The film was released on DVD on October 9, 2007, in an unrated version, extras including a commentary by director Joe Lynch and actors Erica Leerhsen and Henry Rollins, a second commentary by writers Turi Meyer and Al Septien, a featurette on the making of the film and the trailer. The film later released on Blu-ray on September 15, 2009. It grossed $9.2 million in home video sales in the US.

==Reception==

On review aggregation website Rotten Tomatoes it has a rating of 70% based on reviews from 10 critics.

Steve Barton of Dread Central gave the film 4 out of 5 stars, stating that the film "is a hot ticket for some gore-soaked backwoods mayhem that gets even better with repeated viewings and lots of booze." Brian Collins of Bloody Disgusting stated that "what could have been a cheap and lazy cash-in turned out to be one of the year's better genre offerings". David Johnson of DVD Verdict said the film is "a derivative and stupid outing" but very entertaining. David Walker of DVD Talk rated the film 3.5/5 stars and called it "a consistently entertaining film" that effectively parodies and homages genre films that have come before it.
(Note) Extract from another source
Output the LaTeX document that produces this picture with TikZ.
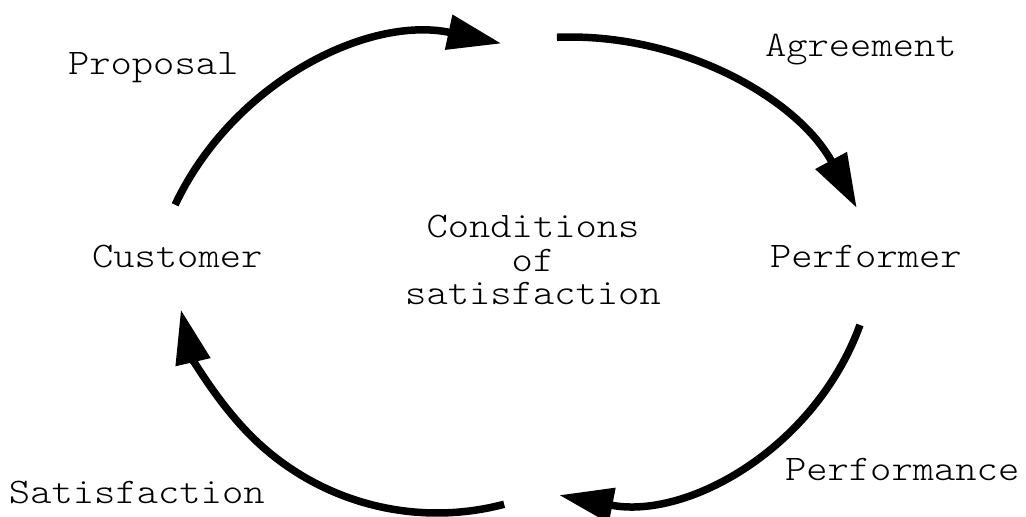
\documentclass[tikz,border=0pt]{standalone}
\usepackage{fontspec}
\newfontfamily\cyclefont{lmmonolt10-regular.otf}[FakeStretch=1.127]
\usetikzlibrary{arrows.meta}
\begin{document}
\begin{tikzpicture}[x=1pt,y=1pt,
  label/.style={inner sep=0pt,outer sep=0pt,anchor=base west,
    font=\cyclefont\fontsize{36pt}{33.5pt}\selectfont},
  flow/.style={line width=7.5pt,
    -{Triangle[length=54pt,width=34pt]}}]
\useasboundingbox (0,0) rectangle (1026,517);

% labels of the cycle
\node[label] (proposal)     at (68,442)  {Proposal};
\node[label] (agreement)    at (765,460) {Agreement};
\node[label] (customer)     at (92,249)  {Customer};
\node[label] (performer)    at (770,249) {Performer};
\node[label] (satisfaction) at (9,13)    {Satisfaction};
\node[label] (performance)  at (785,36)  {Performance};
\node[label,anchor=base,align=center] (conditions) at (533,212)
  {Conditions\\of\\satisfaction};

% arc centres and start points of the four arcs
\coordinate (c1) at (440,187);
\coordinate (c2) at (570,154);
\coordinate (c3) at (610,283);
\coordinate (c4) at (437,267);
\path (c1) ++(154.7:293) coordinate (p1);
\path (c2) ++(92.3:326)  coordinate (p2);
\path (c3) ++(-20:266)   coordinate (p3);
\path (c4) ++(-75.2:263) coordinate (p4);

% the four steps of the loop
\draw[flow] (p1) arc[start angle=154.7, end angle=77.9,  radius=293];
\draw[flow] (p2) arc[start angle=92.3,  end angle=28.4,  radius=326];
\draw[flow] (p3) arc[start angle=-20,   end angle=-101,  radius=266];
\draw[flow] (p4) arc[start angle=-75.2, end angle=-166.9, radius=263];
\end{tikzpicture}
\end{document}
Fangorias Michael Gingold wrote that Lynch directed the film "with all the energy of a longtime hardcore horror fan getting the chance to let it all hang out in his debut feature".
David Feraci from the horror-themed website CHUD believed the film has "its heart in the right place", and FEARnets Scott Weinberg compared it to The Texas Chainsaw Massacre 2, calling it a "fast-paced and completely unapologetic love-letter to the old-school '80s splatter sequels". Anton Bitel, writing for Eye for Film, named it a "superior, self-parodic sequel".

At the Gérardmer Film Festival, the film won the Best Direct-to-Video Film Award.

== Sequel ==

A sequel titled Wrong Turn 3: Left for Dead, was released in 2009.